Действительно, во всём этом течении одесситы составляли большую часть. В старой своей работе я обращал внимание на то, что книги Ильфа и Петрова, приобретшие такую громадную популярность, были далеко не безобидным юмором. Говоря коммунистическим языком, они «выполняли социальный заказ», а по более современной терминологии, «дегуманизировали» представителей чуждых, «старых» слоёв общества: дворян, бывших офицеров, священников. То есть представляли их в таком виде, что их «ликвидация» не будила никаких человеческих чувств. Позже появилась работа, из которой я узнал, что мои догадки имели весомое подтверждение. Например, Петров писал:

«Я вёл следствия, так как следователей судебных не было. Дела сразу шли в трибунал. Кодексов не было и судили просто: „Именем революции“…»
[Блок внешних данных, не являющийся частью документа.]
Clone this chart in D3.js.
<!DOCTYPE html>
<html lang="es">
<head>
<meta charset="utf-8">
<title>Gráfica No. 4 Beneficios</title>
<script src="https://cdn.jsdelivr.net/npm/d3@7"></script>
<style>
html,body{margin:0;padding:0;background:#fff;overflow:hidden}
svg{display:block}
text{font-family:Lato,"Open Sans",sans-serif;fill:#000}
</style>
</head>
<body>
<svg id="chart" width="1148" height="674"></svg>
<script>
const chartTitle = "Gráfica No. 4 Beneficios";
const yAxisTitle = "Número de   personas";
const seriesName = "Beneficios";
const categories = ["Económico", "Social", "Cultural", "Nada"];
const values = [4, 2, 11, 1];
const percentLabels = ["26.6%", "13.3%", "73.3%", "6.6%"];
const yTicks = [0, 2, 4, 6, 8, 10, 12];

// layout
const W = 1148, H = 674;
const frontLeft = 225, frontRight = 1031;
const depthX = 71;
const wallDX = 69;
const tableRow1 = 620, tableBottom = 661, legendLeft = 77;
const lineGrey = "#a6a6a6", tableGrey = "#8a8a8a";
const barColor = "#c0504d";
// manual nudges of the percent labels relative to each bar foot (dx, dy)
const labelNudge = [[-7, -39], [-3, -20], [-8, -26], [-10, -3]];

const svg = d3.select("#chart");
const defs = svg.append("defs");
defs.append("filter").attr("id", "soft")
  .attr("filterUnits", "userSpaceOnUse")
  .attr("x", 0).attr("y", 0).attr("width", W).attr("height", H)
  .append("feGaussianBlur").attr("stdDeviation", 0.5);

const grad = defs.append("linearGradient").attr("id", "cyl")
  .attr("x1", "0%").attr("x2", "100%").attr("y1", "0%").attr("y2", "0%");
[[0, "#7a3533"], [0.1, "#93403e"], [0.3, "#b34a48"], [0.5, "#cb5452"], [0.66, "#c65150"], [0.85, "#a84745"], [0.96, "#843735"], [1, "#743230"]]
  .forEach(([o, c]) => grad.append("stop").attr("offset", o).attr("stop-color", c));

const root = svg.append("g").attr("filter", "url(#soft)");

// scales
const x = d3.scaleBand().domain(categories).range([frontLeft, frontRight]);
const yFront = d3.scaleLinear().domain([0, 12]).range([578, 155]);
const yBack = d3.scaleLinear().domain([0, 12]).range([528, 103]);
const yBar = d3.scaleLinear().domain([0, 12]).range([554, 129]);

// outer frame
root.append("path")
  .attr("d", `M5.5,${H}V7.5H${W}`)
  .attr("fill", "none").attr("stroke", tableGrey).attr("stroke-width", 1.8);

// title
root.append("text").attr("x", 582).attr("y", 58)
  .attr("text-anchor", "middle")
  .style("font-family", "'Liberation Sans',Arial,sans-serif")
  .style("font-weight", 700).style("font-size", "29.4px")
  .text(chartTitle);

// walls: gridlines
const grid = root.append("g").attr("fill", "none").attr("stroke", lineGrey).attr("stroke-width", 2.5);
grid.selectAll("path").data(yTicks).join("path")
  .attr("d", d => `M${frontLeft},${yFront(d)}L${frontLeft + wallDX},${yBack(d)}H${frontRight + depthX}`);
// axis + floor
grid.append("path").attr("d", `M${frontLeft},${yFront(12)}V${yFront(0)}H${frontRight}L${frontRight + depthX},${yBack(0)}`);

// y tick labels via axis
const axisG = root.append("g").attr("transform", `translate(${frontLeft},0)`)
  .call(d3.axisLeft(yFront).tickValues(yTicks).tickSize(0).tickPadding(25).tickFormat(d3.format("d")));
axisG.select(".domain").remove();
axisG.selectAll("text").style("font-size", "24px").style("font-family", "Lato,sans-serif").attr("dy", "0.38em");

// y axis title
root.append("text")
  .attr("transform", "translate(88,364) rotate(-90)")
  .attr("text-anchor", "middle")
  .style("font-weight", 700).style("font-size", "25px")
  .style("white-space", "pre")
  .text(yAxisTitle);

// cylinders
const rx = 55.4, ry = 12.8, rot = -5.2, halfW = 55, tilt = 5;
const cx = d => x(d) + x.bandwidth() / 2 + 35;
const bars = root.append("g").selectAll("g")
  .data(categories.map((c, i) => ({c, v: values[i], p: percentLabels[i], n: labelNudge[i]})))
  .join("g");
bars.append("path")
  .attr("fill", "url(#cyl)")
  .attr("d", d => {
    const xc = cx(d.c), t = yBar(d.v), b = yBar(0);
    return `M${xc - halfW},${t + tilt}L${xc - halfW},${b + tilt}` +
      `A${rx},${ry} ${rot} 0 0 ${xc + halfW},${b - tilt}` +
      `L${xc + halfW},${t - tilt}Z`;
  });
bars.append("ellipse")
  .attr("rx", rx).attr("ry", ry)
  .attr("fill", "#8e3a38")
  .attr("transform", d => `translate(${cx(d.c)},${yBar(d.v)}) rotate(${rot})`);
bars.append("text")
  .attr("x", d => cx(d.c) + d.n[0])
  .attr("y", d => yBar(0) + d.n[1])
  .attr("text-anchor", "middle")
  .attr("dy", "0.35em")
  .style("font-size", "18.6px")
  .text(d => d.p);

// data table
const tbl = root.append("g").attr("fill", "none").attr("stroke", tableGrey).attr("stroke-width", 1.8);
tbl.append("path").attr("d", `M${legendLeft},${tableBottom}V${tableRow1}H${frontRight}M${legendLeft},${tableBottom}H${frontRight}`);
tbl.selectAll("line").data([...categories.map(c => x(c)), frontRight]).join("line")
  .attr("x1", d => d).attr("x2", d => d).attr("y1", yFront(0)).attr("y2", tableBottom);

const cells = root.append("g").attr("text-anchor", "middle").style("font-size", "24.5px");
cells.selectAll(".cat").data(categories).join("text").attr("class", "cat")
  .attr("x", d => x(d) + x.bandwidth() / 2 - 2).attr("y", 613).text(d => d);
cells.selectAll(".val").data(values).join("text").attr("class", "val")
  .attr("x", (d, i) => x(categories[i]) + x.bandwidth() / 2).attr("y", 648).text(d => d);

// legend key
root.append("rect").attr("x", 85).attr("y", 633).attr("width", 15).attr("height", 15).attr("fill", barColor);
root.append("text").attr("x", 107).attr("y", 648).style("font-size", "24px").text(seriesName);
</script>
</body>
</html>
А ведь такие слова, как напоминает автор работы, произносились в связи с расстрелом.

А об Ильфе его друг, писатель того же «потока», Славин вспоминает, что тот подарил своему другу книгу с подписью:

«Майору государственной безопасности от сержанта изящной словесности».

И ведь всё сказанное относится только к литературе. А были аналогичные «потоки» и в журналистике (Оренбург, Заславский, Гроссман, Маковский, братья Фридлянд: Кольцов и Ефремов), и в кино, названном Лениным, «из всех искусств для нас самое важное» (Зархи, Каплер, Кармен, Ромм), да и во многих других областях.
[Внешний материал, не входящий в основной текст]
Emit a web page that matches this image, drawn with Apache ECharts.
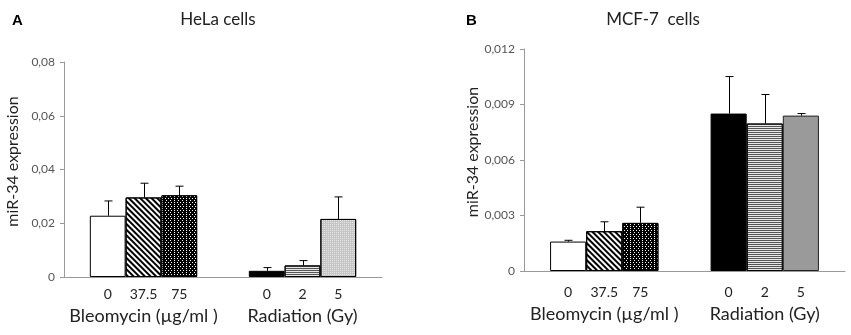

2. В социалистической стране

Существует широко распространённая, почти общепринятая концепция того, как складывалась судьба евреев в нашей стране во время и после революции. Эту концепцию можно встретить в трудах известнейших западных советологов в западной прессе и радиопередачах, в наших средства информации. Чаще всего высказывается она как общеизвестная, безусловно доказанная, не нуждающаяся уже ни в каких аргументах. Она состоит из следующих положений:

1. В дореволюционной России евреи были в униженном, угнетённом положении, ограниченные чертой оседлости и процентной нормой под постоянной угрозой погромов.

2. Революция освободила евреев, дала им равноправие, и они приняли активное участие в государственной и культурной деятельности.

3. Начиная с конца 30-х гг., интернационалистические тенденции в политике партии и советского государства стали постепенно сменяться русско-националистическими. Это связывают с приходом к власти Сталина. Изменилось и положение евреев. Их стал и вытеснять из многих частей государственного и партийного аппарата. После конца войны власть стала проводить открыто-антисемитскую политику, кульминацией которой было «Дело врачей». Было подготовлено выселение всех евреев в Сибирь, не состоявшееся только из-за смерти Сталина.

4. После смерти Сталина власти перешли к более осторожной, но систематической политике антисемитизма, продолжавшейся до краха коммунистического строя. Евреи были тогда наиболее дискриминированной нацией Советского Союза. Их национальная культура не развивалась, они встречались с постоянной дискриминацией в своей работе, их детям был затруднён доступ к высшему образованию, еврейская эмиграция произвольно ограничивалась.